Alec St. Peter was off somewhere. Snatched or getting mended? I didn’t know for sure. Come to think of it, I didn’t know much about anything right now. Somebody else had all the answers.
Me and my crazy cases. This clock thing was one for the books. All sorts of things were happening because a guy named Roland Ritz had left a crummy alarm clock with me for safekeeping. Or was it clock-keeping? I pushed my twisted sense of humour out of the way and looked at the round-faced one looking down from the back wall of Benny’s bar. It was nearly eight. And since ten-thirty this morning, everything had happened. Right down to the topper.

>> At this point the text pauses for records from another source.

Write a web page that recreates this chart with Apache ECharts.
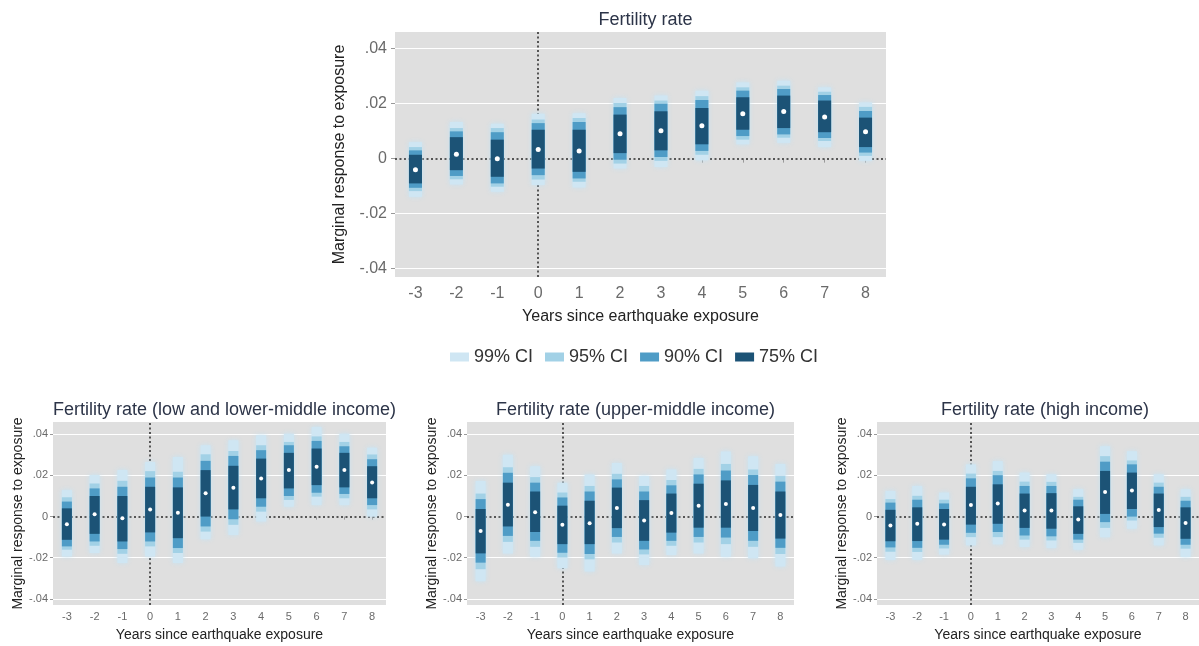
<!DOCTYPE html>
<html>
<head>
<meta charset="utf-8">
<script src="https://cdn.jsdelivr.net/npm/echarts@6/dist/echarts.min.js"></script>
<style>
  html, body { margin: 0; padding: 0; background: #fff; }
  #chart { width: 1199px; height: 646px; }
</style>
</head>
<body>
<div id="chart"></div>
<script>
// Event-study estimates: marginal response of fertility to earthquake exposure
const years = ['-3', '-2', '-1', '0', '1', '2', '3', '4', '5', '6', '7', '8'];
const yTickValues = [-0.04, -0.02, 0, 0.02, 0.04];
const yTickLabels = ['-.04', '-.02', '0', '.02', '.04'];
const ciNames = ['99% CI', '95% CI', '90% CI', '75% CI'];

// All countries
const allEst = [-0.0040, 0.0016, 0.0000, 0.0033, 0.0028, 0.0090, 0.0101, 0.0119, 0.0163, 0.0171, 0.0151, 0.0098];
const allCi75 = [[-0.0090, 0.0014], [-0.0042, 0.0078], [-0.0066, 0.0069], [-0.0036, 0.0105], [-0.0048, 0.0105], [0.0020, 0.0160], [0.0030, 0.0172], [0.0052, 0.0184], [0.0105, 0.0223], [0.0111, 0.0229], [0.0096, 0.0211], [0.0042, 0.0149]];
const allCi90 = [[-0.0106, 0.0030], [-0.0063, 0.0099], [-0.0090, 0.0096], [-0.0060, 0.0129], [-0.0072, 0.0133], [-0.0004, 0.0187], [0.0006, 0.0199], [0.0028, 0.0213], [0.0082, 0.0247], [0.0088, 0.0253], [0.0075, 0.0231], [0.0022, 0.0173]];
const allCi95 = [[-0.0118, 0.0042], [-0.0075, 0.0111], [-0.0102, 0.0111], [-0.0076, 0.0142], [-0.0084, 0.0148], [-0.0018, 0.0202], [-0.0008, 0.0211], [0.0014, 0.0227], [0.0069, 0.0259], [0.0076, 0.0265], [0.0064, 0.0243], [0.0010, 0.0188]];
const allCi99 = [[-0.0139, 0.0060], [-0.0094, 0.0133], [-0.0120, 0.0127], [-0.0096, 0.0163], [-0.0105, 0.0165], [-0.0036, 0.0220], [-0.0030, 0.0229], [-0.0006, 0.0247], [0.0052, 0.0277], [0.0057, 0.0283], [0.0042, 0.0259], [-0.0008, 0.0204]];

// Low and lower-middle income
const lowEst = [-0.0037, 0.0011, -0.0008, 0.0035, 0.0019, 0.0113, 0.0140, 0.0185, 0.0226, 0.0242, 0.0226, 0.0166];
const lowCi75 = [[-0.0113, 0.0040], [-0.0084, 0.0100], [-0.0121, 0.0100], [-0.0077, 0.0145], [-0.0105, 0.0142], [0.0000, 0.0226], [0.0035, 0.0247], [0.0089, 0.0282], [0.0137, 0.0310], [0.0153, 0.0331], [0.0142, 0.0310], [0.0089, 0.0245]];
const lowCi90 = [[-0.0145, 0.0073], [-0.0121, 0.0137], [-0.0158, 0.0145], [-0.0121, 0.0190], [-0.0153, 0.0190], [-0.0048, 0.0271], [-0.0013, 0.0295], [0.0048, 0.0323], [0.0100, 0.0347], [0.0116, 0.0368], [0.0110, 0.0342], [0.0056, 0.0279]];
const lowCi95 = [[-0.0161, 0.0094], [-0.0142, 0.0161], [-0.0181, 0.0174], [-0.0145, 0.0221], [-0.0177, 0.0218], [-0.0073, 0.0303], [-0.0040, 0.0319], [0.0024, 0.0347], [0.0081, 0.0363], [0.0097, 0.0390], [0.0089, 0.0363], [0.0035, 0.0302]];
const lowCi99 = [[-0.0194, 0.0129], [-0.0177, 0.0202], [-0.0226, 0.0226], [-0.0194, 0.0266], [-0.0226, 0.0290], [-0.0110, 0.0347], [-0.0089, 0.0371], [-0.0024, 0.0395], [0.0048, 0.0403], [0.0056, 0.0436], [0.0056, 0.0403], [0.0000, 0.0335]];

// Upper-middle income
const umEst = [-0.0070, 0.0058, 0.0021, -0.0040, -0.0032, 0.0042, -0.0019, 0.0018, 0.0053, 0.0061, 0.0042, 0.0008];
const umCi75 = [[-0.0179, 0.0037], [-0.0048, 0.0165], [-0.0075, 0.0122], [-0.0134, 0.0053], [-0.0134, 0.0077], [-0.0056, 0.0141], [-0.0118, 0.0080], [-0.0078, 0.0112], [-0.0054, 0.0160], [-0.0054, 0.0176], [-0.0070, 0.0154], [-0.0107, 0.0122]];
const umCi90 = [[-0.0224, 0.0085], [-0.0094, 0.0213], [-0.0118, 0.0165], [-0.0176, 0.0093], [-0.0182, 0.0122], [-0.0099, 0.0181], [-0.0160, 0.0122], [-0.0118, 0.0152], [-0.0099, 0.0205], [-0.0102, 0.0224], [-0.0118, 0.0202], [-0.0152, 0.0170]];
const umCi95 = [[-0.0256, 0.0112], [-0.0123, 0.0240], [-0.0147, 0.0192], [-0.0198, 0.0117], [-0.0208, 0.0149], [-0.0126, 0.0208], [-0.0184, 0.0149], [-0.0142, 0.0178], [-0.0126, 0.0232], [-0.0134, 0.0256], [-0.0147, 0.0229], [-0.0182, 0.0197]];
const umCi99 = [[-0.0315, 0.0173], [-0.0179, 0.0301], [-0.0195, 0.0245], [-0.0251, 0.0165], [-0.0267, 0.0205], [-0.0179, 0.0261], [-0.0235, 0.0197], [-0.0187, 0.0229], [-0.0179, 0.0285], [-0.0195, 0.0317], [-0.0203, 0.0293], [-0.0243, 0.0256]];

// High income
const highEst = [-0.0043, -0.0035, -0.0039, 0.0056, 0.0064, 0.0029, 0.0029, -0.0014, 0.0119, 0.0127, 0.0032, -0.0031];
const highCi75 = [[-0.0120, 0.0033], [-0.0119, 0.0045], [-0.0112, 0.0037], [-0.0039, 0.0145], [-0.0035, 0.0157], [-0.0055, 0.0112], [-0.0059, 0.0114], [-0.0084, 0.0050], [0.0013, 0.0222], [0.0037, 0.0214], [-0.0051, 0.0112], [-0.0108, 0.0045]];
const highCi90 = [[-0.0150, 0.0068], [-0.0152, 0.0082], [-0.0137, 0.0064], [-0.0079, 0.0186], [-0.0075, 0.0201], [-0.0092, 0.0149], [-0.0096, 0.0149], [-0.0112, 0.0082], [-0.0027, 0.0267], [0.0000, 0.0254], [-0.0083, 0.0145], [-0.0137, 0.0077]];
const highCi95 = [[-0.0171, 0.0085], [-0.0172, 0.0101], [-0.0155, 0.0082], [-0.0100, 0.0209], [-0.0100, 0.0222], [-0.0112, 0.0170], [-0.0116, 0.0169], [-0.0128, 0.0096], [-0.0055, 0.0294], [-0.0019, 0.0273], [-0.0103, 0.0165], [-0.0156, 0.0096]];
const highCi99 = [[-0.0211, 0.0125], [-0.0210, 0.0149], [-0.0185, 0.0117], [-0.0140, 0.0254], [-0.0135, 0.0270], [-0.0148, 0.0214], [-0.0153, 0.0206], [-0.0161, 0.0133], [-0.0100, 0.0342], [-0.0059, 0.0318], [-0.0140, 0.0206], [-0.0196, 0.0133]];

const ciColors = ['#cfe6f3', '#a2d1e6', '#4f9cc6', '#1c5376'];
const FONT = '"Liberation Sans", Arial, Helvetica, sans-serif';

const panels = [
  { title: 'Fertility rate', est: allEst, ci: [allCi99, allCi95, allCi90, allCi75],
    grid: { left: 395, top: 32, width: 491, height: 245 },
    big: true, barW: 13, dot: 5 },
  { title: 'Fertility rate (low and lower-middle income)', est: lowEst, ci: [lowCi99, lowCi95, lowCi90, lowCi75],
    grid: { left: 53, top: 422, width: 333, height: 183 },
    big: false, barW: 10, dot: 4 },
  { title: 'Fertility rate (upper-middle income)', est: umEst, ci: [umCi99, umCi95, umCi90, umCi75],
    grid: { left: 467, top: 422, width: 327, height: 183 },
    big: false, barW: 10, dot: 4 },
  { title: 'Fertility rate (high income)', est: highEst, ci: [highCi99, highCi95, highCi90, highCi75],
    grid: { left: 877, top: 422, width: 326, height: 183 },
    big: false, barW: 10, dot: 4 }
];

function yLabel(v) {
  for (let k = 0; k < yTickValues.length; k++) {
    if (Math.abs(v - yTickValues[k]) < 1e-9) return yTickLabels[k];
  }
  return '';
}

const option = {
  backgroundColor: '#ffffff',
  animation: false,
  textStyle: { fontFamily: FONT },
  title: [],
  grid: [],
  xAxis: [],
  yAxis: [],
  legend: {
    data: ciNames,
    left: 445,
    top: 343,
    icon: 'rect',
    itemWidth: 19,
    itemHeight: 9,
    itemGap: 12,
    selectedMode: false,
    textStyle: { fontSize: 18, color: '#333', fontFamily: FONT }
  },
  series: []
};

panels.forEach(function (p, idx) {
  const g = p.grid;
  option.title.push({
    text: p.title,
    left: g.left + g.width / 2,
    top: p.big ? 6 : 396,
    textAlign: 'center',
    textStyle: { fontSize: 18, fontWeight: 'normal', color: '#2c3448', fontFamily: FONT }
  });
  option.grid.push({
    left: g.left, top: g.top, width: g.width, height: g.height,
    show: true, backgroundColor: '#dfdfdf', borderWidth: 0, containLabel: false
  });
  option.xAxis.push({
    type: 'category',
    gridIndex: idx,
    data: years,
    boundaryGap: true,
    name: 'Years since earthquake exposure',
    nameLocation: 'middle',
    nameGap: p.big ? 32 : 23,
    nameTextStyle: { fontSize: p.big ? 16 : 14, color: '#222', fontFamily: FONT },
    axisLine: { show: false },
    axisTick: { show: true, alignWithLabel: true, length: p.big ? 4 : 3, lineStyle: { color: '#999' } },
    axisLabel: { fontSize: p.big ? 16 : 11, color: '#6a6a6a', margin: p.big ? 9 : 6, fontFamily: FONT },
    splitLine: { show: false }
  });
  option.yAxis.push({
    type: 'value',
    gridIndex: idx,
    min: -0.043,
    max: 0.046,
    name: 'Marginal response to exposure',
    nameLocation: 'middle',
    nameRotate: 90,
    nameGap: p.big ? 47 : 28,
    nameTextStyle: { fontSize: p.big ? 16 : 14, color: '#222', fontFamily: FONT },
    axisLine: { show: false },
    axisTick: { show: true, customValues: yTickValues, length: p.big ? 4 : 3, lineStyle: { color: '#999' } },
    axisLabel: {
      customValues: yTickValues,
      formatter: yLabel,
      fontSize: p.big ? 16 : 11,
      color: '#6a6a6a',
      margin: p.big ? 8 : 5,
      fontFamily: FONT
    },
    splitLine: { show: false }
  });

  // Gridlines and dotted reference lines at zero
  const zeroIdx = years.indexOf('0');
  const guideLines = yTickValues.filter(function (v) { return v !== 0; }).map(function (v) {
    return { yAxis: v, lineStyle: { color: '#ffffff', width: 1.2, type: 'solid' } };
  });
  guideLines.push({ yAxis: 0, lineStyle: { color: '#555', width: 2, type: [2, 2.5] } });
  guideLines.push({ xAxis: zeroIdx, lineStyle: { color: '#555', width: 2, type: [2, 2.5] } });
  option.series.push({
    type: 'line',
    xAxisIndex: idx,
    yAxisIndex: idx,
    data: [],
    z: 1,
    silent: true,
    markLine: {
      silent: true,
      z: 1,
      symbol: ['none', 'none'],
      label: { show: false },
      emphasis: { disabled: true },
      animation: false,
      data: guideLines
    }
  });

  // Confidence bands, widest first
  p.ci.forEach(function (band, level) {
    const color = ciColors[level];
    const w = p.barW;
    const soft = level === 0;
    option.series.push({
      name: ciNames[level],
      type: 'custom',
      xAxisIndex: idx,
      yAxisIndex: idx,
      z: 10 + level,
      silent: true,
      itemStyle: { color: color },
      encode: { x: 0, y: [1, 2] },
      data: band.map(function (b, i) { return [i, b[0], b[1]]; }),
      renderItem: function (params, api) {
        const xi = api.value(0);
        const top = api.coord([xi, api.value(2)]);
        const bot = api.coord([xi, api.value(1)]);
        return {
          type: 'rect',
          shape: { x: top[0] - w / 2, y: top[1], width: w, height: bot[1] - top[1] },
          style: soft
            ? { fill: color, shadowBlur: 5, shadowColor: 'rgba(195,228,246,0.95)' }
            : { fill: color }
        };
      }
    });
  });

  // Point estimates
  option.series.push({
    type: 'scatter',
    xAxisIndex: idx,
    yAxisIndex: idx,
    z: 20,
    silent: true,
    symbol: 'circle',
    symbolSize: p.dot,
    itemStyle: { color: '#ffffff', opacity: 1 },
    data: p.est.map(function (v, i) { return [i, v]; })
  });
});

const chart = echarts.init(document.getElementById('chart'), null, { renderer: 'canvas' });
chart.setOption(option);
</script>
</body>
</html>
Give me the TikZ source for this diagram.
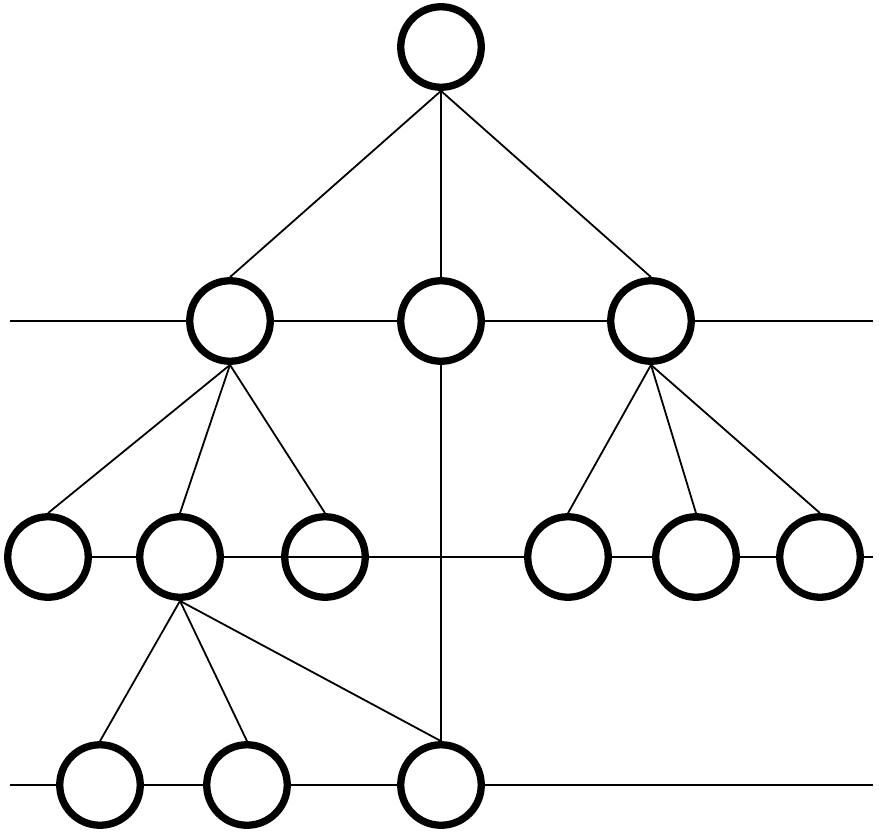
\documentclass[tikz,border=0pt]{standalone}
\begin{document}
\begin{tikzpicture}[x=1pt,y=-1pt,
  vtx/.style={circle, draw=black, line width=7.3pt, minimum size=80.5pt, inner sep=0pt},
  wire/.style={draw=black, line width=1.8pt}]
\useasboundingbox (0,0) rectangle (879,833);
% nodes
\node[vtx] (r) at (441,47) {};
\node[vtx] (a) at (230,321) {};
\node[vtx] (b) at (441,321) {};
\node[vtx] (c) at (651,321) {};
\node[vtx] (d1) at (48,557) {};
\node[vtx] (d2) at (180,557) {};
\node[vtx] (d3) at (325,557) {};
\node[vtx] (d4) at (568,557) {};
\node[vtx] (d5) at (696,557) {};
\node[vtx] (d6) at (820,557) {};
\node[vtx] (e1) at (100,785) {};
\node[vtx] (e2) at (247,785) {};
\node[vtx] (e3) at (441,785) {};
\coordinate (hl2) at (10,321);
\coordinate (hr2) at (873,321);
\coordinate (hr3) at (873,557);
\coordinate (hl4) at (10,785);
\coordinate (hr4) at (873,785);
% tree edges
\draw[wire] (r.south) -- (a.north);
\draw[wire] (r.south) -- (b.north);
\draw[wire] (r.south) -- (c.north);
\draw[wire] (a.south) -- (d1.north);
\draw[wire] (a.south) -- (d2.north);
\draw[wire] (a.south) -- (d3.north);
\draw[wire] (b.south) -- (e3.north);
\draw[wire] (c.south) -- (d4.north);
\draw[wire] (c.south) -- (d5.north);
\draw[wire] (c.south) -- (d6.north);
\draw[wire] (d2.south) -- (e1.north);
\draw[wire] (d2.south) -- (e2.north);
\draw[wire] (d2.south) -- (e3.north);
% horizontal lines
\draw[wire] (hl2) -- (a.west);
\draw[wire] (a.east) -- (b.west);
\draw[wire] (b.east) -- (c.west);
\draw[wire] (c.east) -- (hr2);
\draw[wire] (d1.east) -- (d2.west);
\draw[wire] (d2.east) -- (d4.west);
\draw[wire] (d4.east) -- (d5.west);
\draw[wire] (d5.east) -- (d6.west);
\draw[wire] (d6.east) -- (hr3);
\draw[wire] (hl4) -- (e1.west);
\draw[wire] (e1.east) -- (e2.west);
\draw[wire] (e2.east) -- (e3.west);
\draw[wire] (e3.east) -- (hr4);
\end{tikzpicture}
\end{document}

Roland Ritz dead in my own office with his kisser blown half-off. I’d never even met the guy but now his dead body was on my doorstep and the problems he had had while he was alive and kicking were now all mine. Like that crazy clock I had stashed in the overheads in my office. And he wasn’t Maxim’s corpse. He couldn’t be. Maxim had been sleeping my Sunday punch off on a basement floor miles away when it happened. The picture was getting crowded. And now with Alma getting in on the disappearing act, everything that could happen had happened. The situation was as bad as it could be.
Benny came back with a cold platter of sandwiches and hot coffee before I fainted dead away from malnutrition. I pushed my problems out of the way and dug right in. Seldom has such simple fare as ham and cheese on rye tasted like roast pheasant. I had three big sandwiches and two cups of coffee before I came up for air. I lit a Camel and settled back while Benny fetched me another coffee.
Thinking about Maxim reminded me of two things. I pushed the plates and cups out of the way and dug them out of my pockets. The ostrich leather wallet and the black leather book. I decided to go through the wallet first.
The only important thing in that was money. About two hundred dollars, mostly in twenties. It was just a billfold really and except for a few business cards with other people’s names on them, there wasn’t anything else of value to me. The dough I could use but I hoped the little black book would pay off in something else besides cash.
There was nothing unusual about the book itself. Standard soft leather diary-type thing you could pick up in any stationery store. That didn’t mean anything but the fruit was at the bottom of the bowl.
I flicked through it. Maxim, it seemed, was a diary keeper. And diary keepers are slightly conceited. You have to be to record so much “I this and I that.” I skipped through pages and pages of nothing. But then around February the twenty-sixth, things picked up. Maxim had stopped making entries two days ago. Probably been too busy having handless vets beat up and chasing around after alarm clocks.